Cela desserrerait le frein qui bloque actuellement l’activité et la croissance, à savoir l’excès de prélèvements obligatoires sans contreparties. Faire du résultat de la fusion de l’impôt sur le revenu et de la CSG l’équivalent d’une cotisation obligatoire à un fonds de pension investissant dans ce qui est le plus important pour notre avenir, la jeunesse, voilà le genre de réforme dont nous avons besoin pour sortir du ras-le-bol fiscal et retrouver le goût du travail ! Sans compter que ce fonds d’investissement dans la jeunesse, chargé du financement des établissements scolaires et universitaires, serait autrement mieux placé que l’État pour instaurer des formules favorables à l’innovation et au sérieux pédagogiques, telles que le bon scolaire.

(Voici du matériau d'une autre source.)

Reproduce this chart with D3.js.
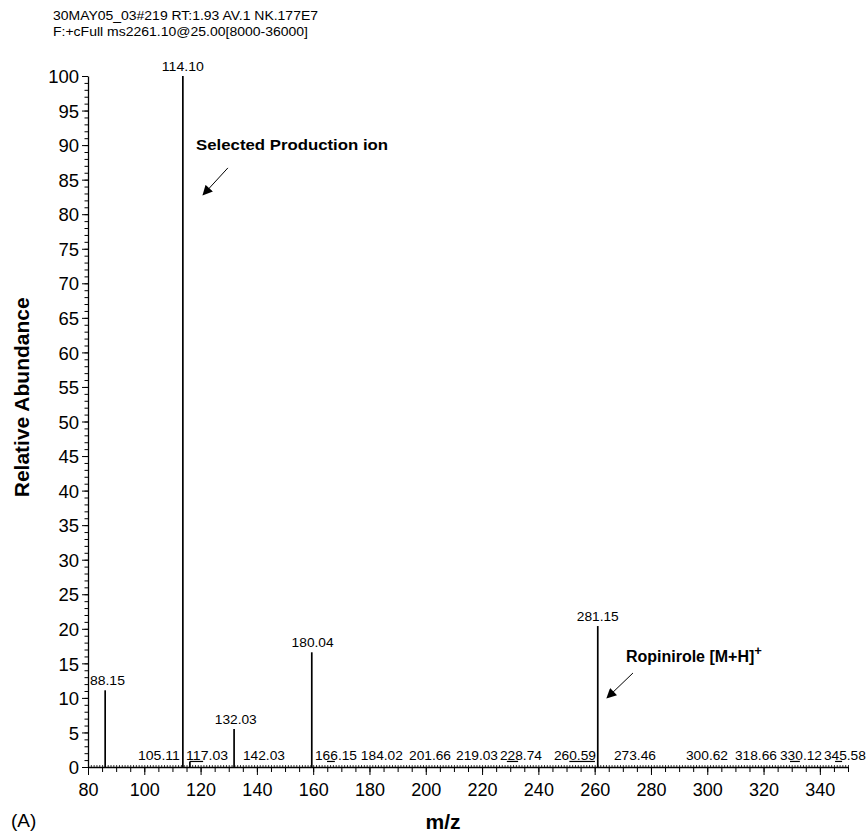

Ces quelques lignes ne constituent évidemment pas un plan de réforme. Mais elles indiquent une direction dans laquelle réfléchir si l’on veut réformer utilement ce fatras de prélèvements obligatoires sous lequel nous étouffons. L’innovation dans le domaine du non marchand (actuellement géré par l’État de manière calamiteuse) est de nature à booster notre productivité autrement mieux que les formules éculées dites « allègement de charges » ou crédit d’impôt recherche. Au point où nous en sommes, seule l’audace intelligente, ou l’intelligence audacieuse, peut nous faire faire un véritable bond en avant.